During the NMI process, it is helpful to observe (and record if possible) the Delphix VM console behavior to confirm the NMI is received, and to observe the DxOS panic and reboot. Details of the output may vary but the DxOS panic indicated with "NMI received" is expected in every instance if the operation is successful. If the console indicates the dump has reached 100%, the desired diagnostic information should be retrievable by Delphix Support.
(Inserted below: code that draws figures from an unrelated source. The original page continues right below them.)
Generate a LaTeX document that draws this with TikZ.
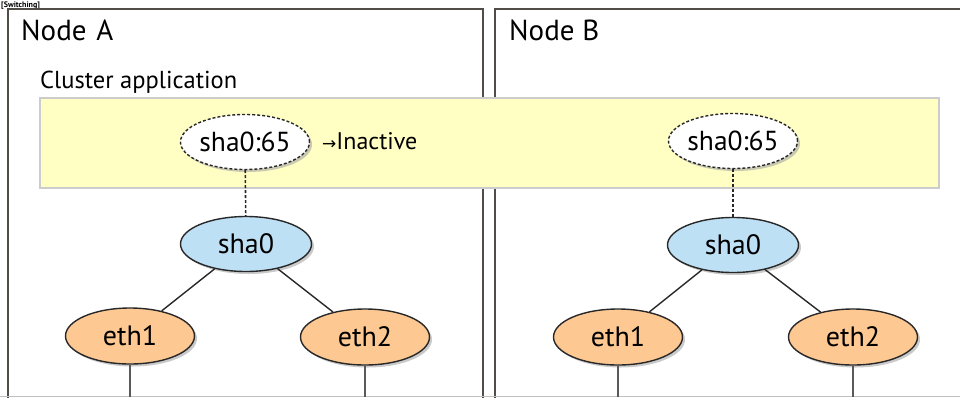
\documentclass[tikz,border=0pt]{standalone}
\usepackage{fontspec}
\setmainfont{PT Sans}
\newfontfamily\arrowfont{DejaVu Sans}
\usetikzlibrary{shapes.geometric,shadows}
\definecolor{bandfill}{RGB}{255,255,196}
\definecolor{blueish}{RGB}{190,224,245}
\definecolor{peach}{RGB}{253,200,145}
\definecolor{boxline}{RGB}{80,76,72}
\definecolor{inkline}{RGB}{40,40,40}
\begin{document}
\begin{tikzpicture}[x=1pt,y=-1pt,
  nodebox/.style={draw=boxline,line width=1.6pt},
  band/.style={draw=black!20,fill=bandfill,line width=1.6pt},
  shade/.style={drop shadow={shadow xshift=2.5pt,shadow yshift=-2.5pt,fill=black!35,opacity=0.6}},
  vip/.style={ellipse,draw=inkline,dash pattern=on 3pt off 2pt,line width=1.4pt,fill=white,
    minimum width=127pt,minimum height=55pt,inner sep=0pt,font=\fontsize{27.5}{27.5}\selectfont,shade},
  bond/.style={ellipse,draw=inkline,line width=1.4pt,fill=blueish,
    minimum width=131pt,minimum height=55pt,inner sep=0pt,font=\fontsize{28}{28}\selectfont,shade},
  nic/.style={ellipse,draw=inkline,line width=1.4pt,fill=peach,
    minimum width=129pt,minimum height=56pt,inner sep=0pt,font=\fontsize{28}{28}\selectfont,shade},
  link/.style={draw=inkline,line width=1.4pt},
  vlink/.style={draw=inkline,line width=1.6pt,dash pattern=on 3pt off 2pt},
  drop/.style={draw=black!65,line width=1.2pt},
  title/.style={anchor=base west,inner sep=0pt,font=\fontsize{29}{29}\selectfont},
  label/.style={anchor=base west,inner sep=0pt,font=\fontsize{24.5}{24.5}\selectfont}
]
\useasboundingbox (0,0) rectangle (960,397);
% heading, mostly above the visible area in the reference
\node[anchor=base west,inner sep=0pt,font=\bfseries\fontsize{8}{8}\selectfont] (hd) at (1,7) {[Switching]};
% node boxes
\draw[nodebox] (8,400) |- (483,9) -- (483,400);
\draw[nodebox] (495,400) |- (965,9);
\draw[black!25,line width=1pt] (0,396) -- (960,396);
\node[title] (na) at (21,40) {Node\,\,A};
\node[title] (nb) at (509,40) {Node B};
\node[label] (ca) at (40,88) {Cluster application};
% application band
\path[band] (40,98) rectangle (939,188);
% virtual interfaces
\node[vip] (va) at (245,142) {sha0:65};
\node[vip] (vb) at (733,141) {sha0:65};
\node[anchor=west,inner sep=0pt,font=\fontsize{24}{24}\selectfont] (ina) at (322,141) {{\arrowfont\fontsize{17}{17}\selectfont →}Inactive};
% bonding interfaces
\node[bond] (sa) at (246,244) {sha0};
\node[bond] (sb) at (733,245) {sha0};
% physical NICs
\node[nic] (a1) at (130,336) {eth1};
\node[nic] (a2) at (365,337) {eth2};
\node[nic] (b1) at (618,337) {eth1};
\node[nic] (b2) at (853,337) {eth2};
% free ends at bottom
\coordinate (a1e) at (130,397);
\coordinate (a2e) at (365,397);
\coordinate (b1e) at (618,397);
\coordinate (b2e) at (853,397);
% connectors
\draw[vlink] (va) -- (sa);
\draw[vlink] (vb) -- (sb);
\draw[link] (sa) -- (a1);
\draw[link] (sa) -- (a2);
\draw[link] (sb) -- (b1);
\draw[link] (sb) -- (b2);
\draw[drop] (a1.south) -- (a1e);
\draw[drop] (a2.south) -- (a2e);
\draw[drop] (b1.south) -- (b1e);
\draw[drop] (b2.south) -- (b2e);
\end{tikzpicture}
\end{document}
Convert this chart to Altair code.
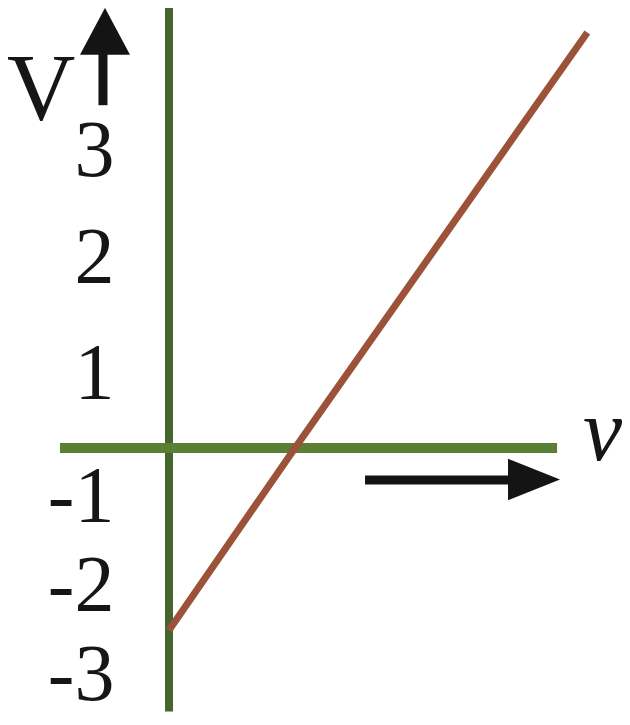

Example Delphix VM console output
panic[cpu0]/thread=ffffff000b805c40: NMI received
ffffff000b805aa0 fffffffff791f57f ()
ffffff000b805ad0 unix:av_dispatch_nmivect+34 ()
ffffff000b805ae0 unix:nmiint+152 ()
ffffff000b805bd0 unix:mach_cpu_idle+6 ()
ffffff000b805c00 unix:cpu_idle+11a ()
ffffff000b805c20 unix:idle+a7 ()
ffffff000b805c30 unix:thread_start+8 ()
syncing file systems... done
dumping to /dev/zvol/dsk/rpool/dump, offset 65536, content: kernel
 0:03 100% done
100% done: 119831 pages dumped, dump succeeded

If any issue is encountered during the DxOS panic dump, the process may take up to 2 hours to time out. If the "NMI received" activity is NOT observed in the console, the Engine may still be rebooted but this indicates diagnostic information may not be generated as the NMI was not registered by the Engine. If you are receiving messages on the console and it stops responding for a long period of time (>30m), particularly at any point during syncing file systems or incrementing the amount of pages dumped, it is likely that it will not complete. You can observe the VM from the hypervisor to try to make a determination of whether there is enough activity to warrant giving it additional time or proceed with resetting the VM.

VMware Snapshot

VMware provides instructions on generating a VM snapshot in the following knowledge document:

During this operation, it is imperative that the "Snapshot the virtual machine's memory" option is selected, to capture the live VM memory state, as the VM hang condition may prevent the ability to write diagnostic information to the Engine filesystems, and therefore prevent root cause analysis from being completed.